By Patricia Belyea
SEATTLE WA I love how Heather Jones extracted a fab quilt design from the parking lot of a local big box store—a place she’d visited many times before. One day, blam, she recognized the power and simplicity of the painted grid and made her gorgeous Mason Quilts (above).
In her new book, Quilt Local, Heather puts a focus on the inconspicuous, the unconsidered and the overlooked. She finds beauty in a small architecture detail or an abandoned building—to spark original quilt designs.
To participate in the Blog Tour that’s heralding Heather’s book launch, my assignment is to open my eyes to local inspiration.
I’m contributing a quilt project that’s influenced by my fantasy hometown of Kyoto. Oh, and my muse is neither low-profile nor ordinary. And my approach is improv, not planned. (I never did follow directions well!)
The subject of my quilt—the towering torii gate—marks the transition from the profane to the sacred at the entrance to Shinto shrines throughout Japan. You can take a small ferry out to Miyajima Island to see the most famous of torii gates “floating” in Hiroshima Bay—unless, like me, you visit at low tide.

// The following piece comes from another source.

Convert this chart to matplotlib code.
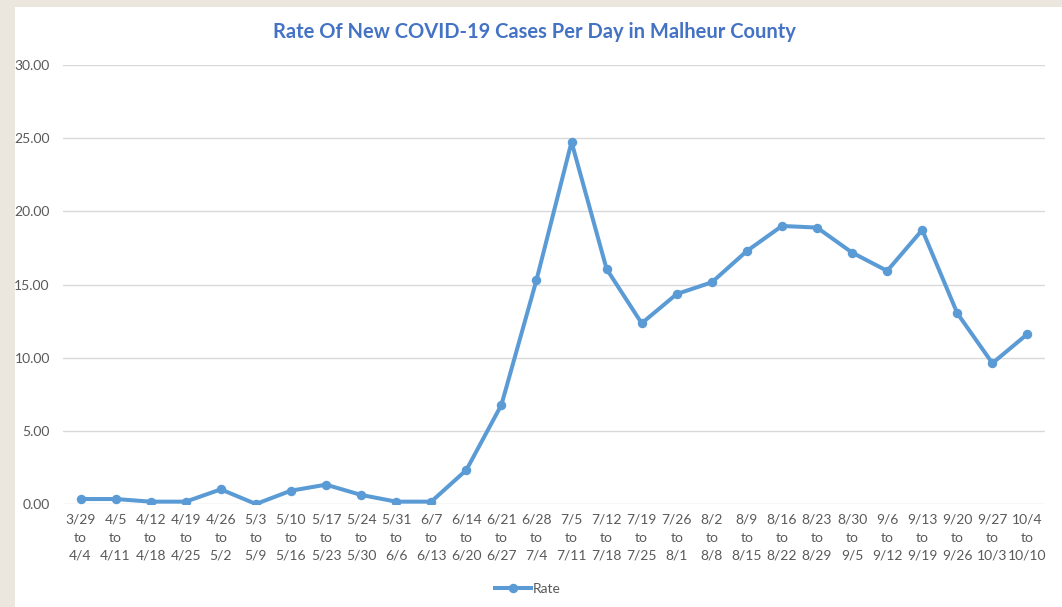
import matplotlib
matplotlib.use("Agg")
from matplotlib import pyplot as plt
from matplotlib.patches import Rectangle

week_start = ["3/29", "4/5", "4/12", "4/19", "4/26", "5/3", "5/10", "5/17", "5/24", "5/31",
              "6/7", "6/14", "6/21", "6/28", "7/5", "7/12", "7/19", "7/26", "8/2", "8/9",
              "8/16", "8/23", "8/30", "9/6", "9/13", "9/20", "9/27", "10/4"]
week_end = ["4/4", "4/11", "4/18", "4/25", "5/2", "5/9", "5/16", "5/23", "5/30", "6/6",
            "6/13", "6/20", "6/27", "7/4", "7/11", "7/18", "7/25", "8/1", "8/8", "8/15",
            "8/22", "8/29", "9/5", "9/12", "9/19", "9/26", "10/3", "10/10"]
rate = [0.34, 0.34, 0.16, 0.16, 1.00, 0.00, 0.91, 1.32, 0.62, 0.16,
        0.16, 2.32, 6.77, 15.30, 24.74, 16.06, 12.35, 14.35, 15.15, 17.29,
        19.00, 18.89, 17.18, 15.93, 18.73, 13.03, 9.62, 11.62]
y_ticks = [0, 5, 10, 15, 20, 25, 30]

LINE_COLOR = "#5B9BD5"
TEXT_GRAY = "#595959"
FONT = ["Lato", "DejaVu Sans"]

plt.rcParams["font.family"] = FONT

fig = plt.figure(figsize=(10.62, 6.07), dpi=100)
fig.patch.set_facecolor("#EBE7DE")

# white chart panel behind everything
bg = fig.add_axes([0, 0, 1, 1], zorder=0)
bg.add_patch(Rectangle((15 / 1062, 0), 1 - 15 / 1062, 1 - 7 / 607,
                       transform=bg.transAxes, facecolor="white", edgecolor="none"))
bg.axis("off")

ax = fig.add_axes([63 / 1062, 103 / 607, 982 / 1062, 439 / 607], zorder=2)
ax.set_facecolor("none")

x = list(range(len(rate)))
ax.plot(x, rate, color=LINE_COLOR, linewidth=2.9, marker="o", markersize=5.8,
        label="Rate", solid_joinstyle="round", zorder=3)

ax.set_xlim(-0.5, len(rate) - 0.5)
ax.set_ylim(0, 30)
ax.set_yticks(y_ticks)
ax.set_yticklabels([f"{v:.2f}" for v in y_ticks])
ax.set_xticks(x)
ax.set_xticklabels([f"{s}\nto\n{e}" for s, e in zip(week_start, week_end)], linespacing=1.6)

ax.grid(axis="y", color="#D9D9D9", linewidth=1)
ax.set_axisbelow(True)
for sp in ax.spines.values():
    sp.set_visible(False)
ax.tick_params(axis="both", length=0, colors=TEXT_GRAY, labelsize=10)
ax.tick_params(axis="y", pad=9.5)
ax.tick_params(axis="x", pad=7)

fig.text(534 / 1062, 1 - 32 / 607, "Rate Of New COVID-19 Cases Per Day in Malheur County",
         ha="center", va="center", fontsize=14.5, fontweight="bold", color="#4472C4", zorder=3)

fig.legend(loc="center", bbox_to_anchor=(528 / 1062, 1 - 589 / 607), frameon=False,
           fontsize=10, labelcolor=TEXT_GRAY, handlelength=2.6, handletextpad=0.1)

fig.savefig("out.png", dpi=100, facecolor=fig.get_facecolor())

Just as visually stunning are the thousands of torii gates that wind up a mountain south of Kyoto at Fushimi Inari Shrine.
For the blue fabrics in my quilt, I dyed vintage yukata cottons in a vat of natural indigo—with the help of Kathy Hattori of Botanical Colors. Then I “made” fabric by randomly sewing together chunks of the blue cottons.
Three hues of orange were spontaneously pieced into 16 blocks and then sewn together for the center of the quilt top. Longer strips of the patched-together fabric formed a matching border.
Although I went further afield than my own backyard to glean inspiration for my quilt—I share Heather’s commitment to originality. And her passion for interpreting the world through fabric and stitch.